CHALLENGE »
Give an exact transcription of every line, dropping the images.

GIVEN MATERIAL »
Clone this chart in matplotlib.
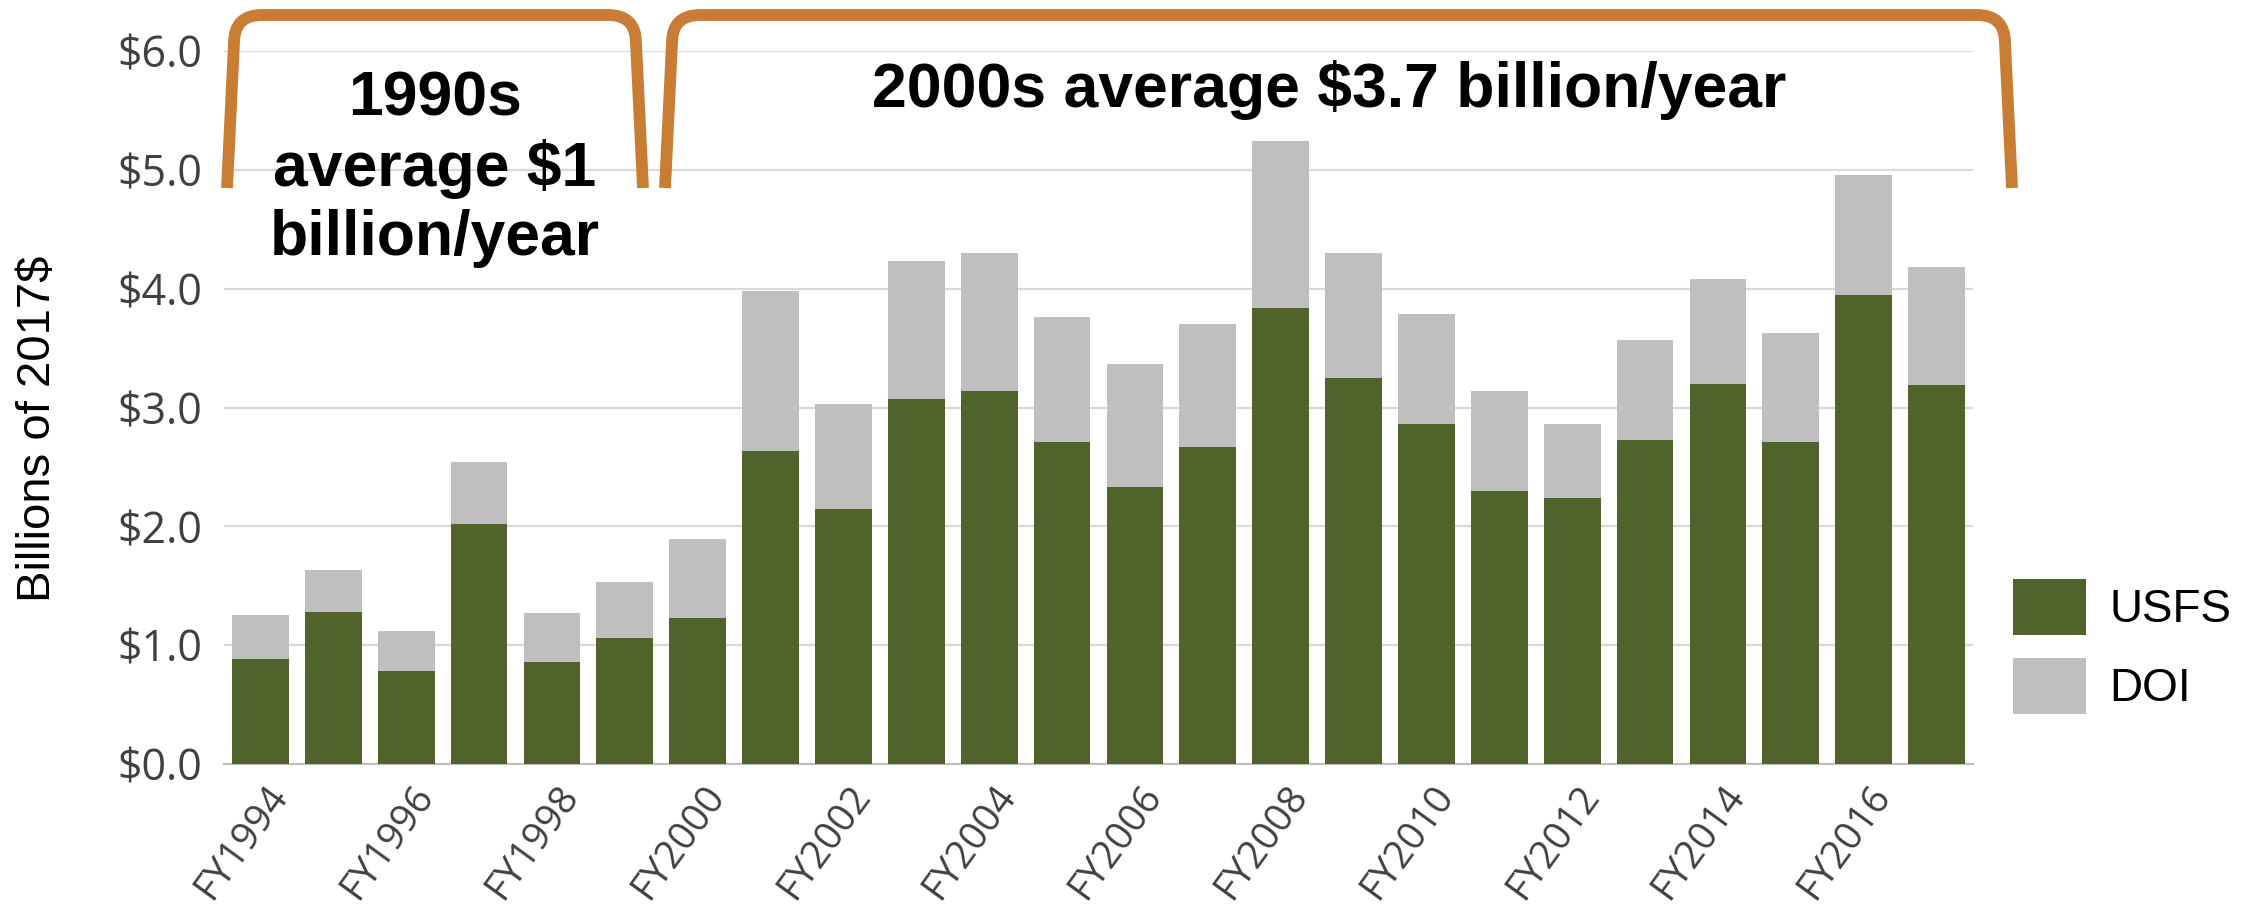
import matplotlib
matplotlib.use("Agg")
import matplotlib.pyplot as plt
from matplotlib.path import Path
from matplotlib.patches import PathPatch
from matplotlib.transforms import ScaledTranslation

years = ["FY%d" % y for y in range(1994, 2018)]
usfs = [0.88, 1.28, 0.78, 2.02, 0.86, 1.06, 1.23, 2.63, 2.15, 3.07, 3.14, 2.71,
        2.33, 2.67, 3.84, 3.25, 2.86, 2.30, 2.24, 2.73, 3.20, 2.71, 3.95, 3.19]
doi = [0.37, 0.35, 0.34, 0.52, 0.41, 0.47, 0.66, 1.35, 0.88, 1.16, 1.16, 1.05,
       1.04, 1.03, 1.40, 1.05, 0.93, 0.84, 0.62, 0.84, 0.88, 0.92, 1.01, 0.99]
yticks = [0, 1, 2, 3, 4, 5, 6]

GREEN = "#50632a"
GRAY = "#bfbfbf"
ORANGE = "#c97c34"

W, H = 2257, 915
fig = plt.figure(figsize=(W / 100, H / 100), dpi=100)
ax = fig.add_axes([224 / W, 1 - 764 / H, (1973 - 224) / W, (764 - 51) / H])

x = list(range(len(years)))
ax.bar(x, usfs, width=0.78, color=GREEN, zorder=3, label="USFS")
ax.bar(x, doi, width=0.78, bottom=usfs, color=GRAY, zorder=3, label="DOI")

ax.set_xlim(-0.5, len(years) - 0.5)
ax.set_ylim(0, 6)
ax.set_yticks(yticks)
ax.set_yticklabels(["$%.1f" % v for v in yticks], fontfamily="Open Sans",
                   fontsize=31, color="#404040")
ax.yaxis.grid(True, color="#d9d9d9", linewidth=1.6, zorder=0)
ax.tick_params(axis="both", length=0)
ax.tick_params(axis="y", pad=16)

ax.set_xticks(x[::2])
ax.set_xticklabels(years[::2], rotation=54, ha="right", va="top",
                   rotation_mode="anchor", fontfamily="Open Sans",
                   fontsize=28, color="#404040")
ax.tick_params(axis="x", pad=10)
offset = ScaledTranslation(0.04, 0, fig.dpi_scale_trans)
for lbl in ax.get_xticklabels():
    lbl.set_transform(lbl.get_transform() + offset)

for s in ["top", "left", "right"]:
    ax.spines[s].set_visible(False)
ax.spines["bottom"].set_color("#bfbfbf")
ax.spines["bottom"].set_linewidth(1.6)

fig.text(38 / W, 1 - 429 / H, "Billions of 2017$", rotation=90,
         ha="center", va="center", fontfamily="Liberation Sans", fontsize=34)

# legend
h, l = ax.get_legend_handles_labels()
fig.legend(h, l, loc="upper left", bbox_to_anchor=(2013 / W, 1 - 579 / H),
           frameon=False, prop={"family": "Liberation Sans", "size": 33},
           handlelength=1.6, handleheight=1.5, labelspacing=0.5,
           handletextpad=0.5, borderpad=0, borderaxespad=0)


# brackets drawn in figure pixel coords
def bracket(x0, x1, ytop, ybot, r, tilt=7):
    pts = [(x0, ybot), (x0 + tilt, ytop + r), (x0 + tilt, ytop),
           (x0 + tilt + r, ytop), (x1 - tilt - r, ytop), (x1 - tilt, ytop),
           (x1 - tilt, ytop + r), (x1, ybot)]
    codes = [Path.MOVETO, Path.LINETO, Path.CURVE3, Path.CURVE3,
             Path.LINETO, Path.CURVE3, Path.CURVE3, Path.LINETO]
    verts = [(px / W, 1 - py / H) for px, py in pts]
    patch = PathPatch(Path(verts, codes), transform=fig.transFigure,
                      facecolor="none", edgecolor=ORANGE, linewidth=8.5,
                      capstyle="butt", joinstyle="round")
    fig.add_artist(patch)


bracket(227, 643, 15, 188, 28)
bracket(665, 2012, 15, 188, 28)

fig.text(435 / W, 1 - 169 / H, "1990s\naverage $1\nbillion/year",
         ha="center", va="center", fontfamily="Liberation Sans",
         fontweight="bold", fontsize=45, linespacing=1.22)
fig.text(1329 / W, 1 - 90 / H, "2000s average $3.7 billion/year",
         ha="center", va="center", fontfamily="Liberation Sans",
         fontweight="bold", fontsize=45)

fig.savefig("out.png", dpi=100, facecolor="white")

OUTPUT OF THE TASK »
Clone this chart in matplotlib.
import matplotlib
matplotlib.use("Agg")
import matplotlib.pyplot as plt
from matplotlib.path import Path
from matplotlib.patches import PathPatch
from matplotlib.transforms import ScaledTranslation

years = ["FY%d" % y for y in range(1994, 2018)]
usfs = [0.88, 1.28, 0.78, 2.02, 0.86, 1.06, 1.23, 2.63, 2.15, 3.07, 3.14, 2.71,
        2.33, 2.67, 3.84, 3.25, 2.86, 2.30, 2.24, 2.73, 3.20, 2.71, 3.95, 3.19]
doi = [0.37, 0.35, 0.34, 0.52, 0.41, 0.47, 0.66, 1.35, 0.88, 1.16, 1.16, 1.05,
       1.04, 1.03, 1.40, 1.05, 0.93, 0.84, 0.62, 0.84, 0.88, 0.92, 1.01, 0.99]
yticks = [0, 1, 2, 3, 4, 5, 6]

GREEN = "#50632a"
GRAY = "#bfbfbf"
ORANGE = "#c97c34"

W, H = 2257, 915
fig = plt.figure(figsize=(W / 100, H / 100), dpi=100)
ax = fig.add_axes([224 / W, 1 - 764 / H, (1973 - 224) / W, (764 - 51) / H])

x = list(range(len(years)))
ax.bar(x, usfs, width=0.78, color=GREEN, zorder=3, label="USFS")
ax.bar(x, doi, width=0.78, bottom=usfs, color=GRAY, zorder=3, label="DOI")

ax.set_xlim(-0.5, len(years) - 0.5)
ax.set_ylim(0, 6)
ax.set_yticks(yticks)
ax.set_yticklabels(["$%.1f" % v for v in yticks], fontfamily="Open Sans",
                   fontsize=31, color="#404040")
ax.yaxis.grid(True, color="#d9d9d9", linewidth=1.6, zorder=0)
ax.tick_params(axis="both", length=0)
ax.tick_params(axis="y", pad=16)

ax.set_xticks(x[::2])
ax.set_xticklabels(years[::2], rotation=54, ha="right", va="top",
                   rotation_mode="anchor", fontfamily="Open Sans",
                   fontsize=28, color="#404040")
ax.tick_params(axis="x", pad=10)
offset = ScaledTranslation(0.04, 0, fig.dpi_scale_trans)
for lbl in ax.get_xticklabels():
    lbl.set_transform(lbl.get_transform() + offset)

for s in ["top", "left", "right"]:
    ax.spines[s].set_visible(False)
ax.spines["bottom"].set_color("#bfbfbf")
ax.spines["bottom"].set_linewidth(1.6)

fig.text(38 / W, 1 - 429 / H, "Billions of 2017$", rotation=90,
         ha="center", va="center", fontfamily="Liberation Sans", fontsize=34)

# legend
h, l = ax.get_legend_handles_labels()
fig.legend(h, l, loc="upper left", bbox_to_anchor=(2013 / W, 1 - 579 / H),
           frameon=False, prop={"family": "Liberation Sans", "size": 33},
           handlelength=1.6, handleheight=1.5, labelspacing=0.5,
           handletextpad=0.5, borderpad=0, borderaxespad=0)


# brackets drawn in figure pixel coords
def bracket(x0, x1, ytop, ybot, r, tilt=7):
    pts = [(x0, ybot), (x0 + tilt, ytop + r), (x0 + tilt, ytop),
           (x0 + tilt + r, ytop), (x1 - tilt - r, ytop), (x1 - tilt, ytop),
           (x1 - tilt, ytop + r), (x1, ybot)]
    codes = [Path.MOVETO, Path.LINETO, Path.CURVE3, Path.CURVE3,
             Path.LINETO, Path.CURVE3, Path.CURVE3, Path.LINETO]
    verts = [(px / W, 1 - py / H) for px, py in pts]
    patch = PathPatch(Path(verts, codes), transform=fig.transFigure,
                      facecolor="none", edgecolor=ORANGE, linewidth=8.5,
                      capstyle="butt", joinstyle="round")
    fig.add_artist(patch)


bracket(227, 643, 15, 188, 28)
bracket(665, 2012, 15, 188, 28)

fig.text(435 / W, 1 - 169 / H, "1990s\naverage $1\nbillion/year",
         ha="center", va="center", fontfamily="Liberation Sans",
         fontweight="bold", fontsize=45, linespacing=1.22)
fig.text(1329 / W, 1 - 90 / H, "2000s average $3.7 billion/year",
         ha="center", va="center", fontfamily="Liberation Sans",
         fontweight="bold", fontsize=45)

fig.savefig("out.png", dpi=100, facecolor="white")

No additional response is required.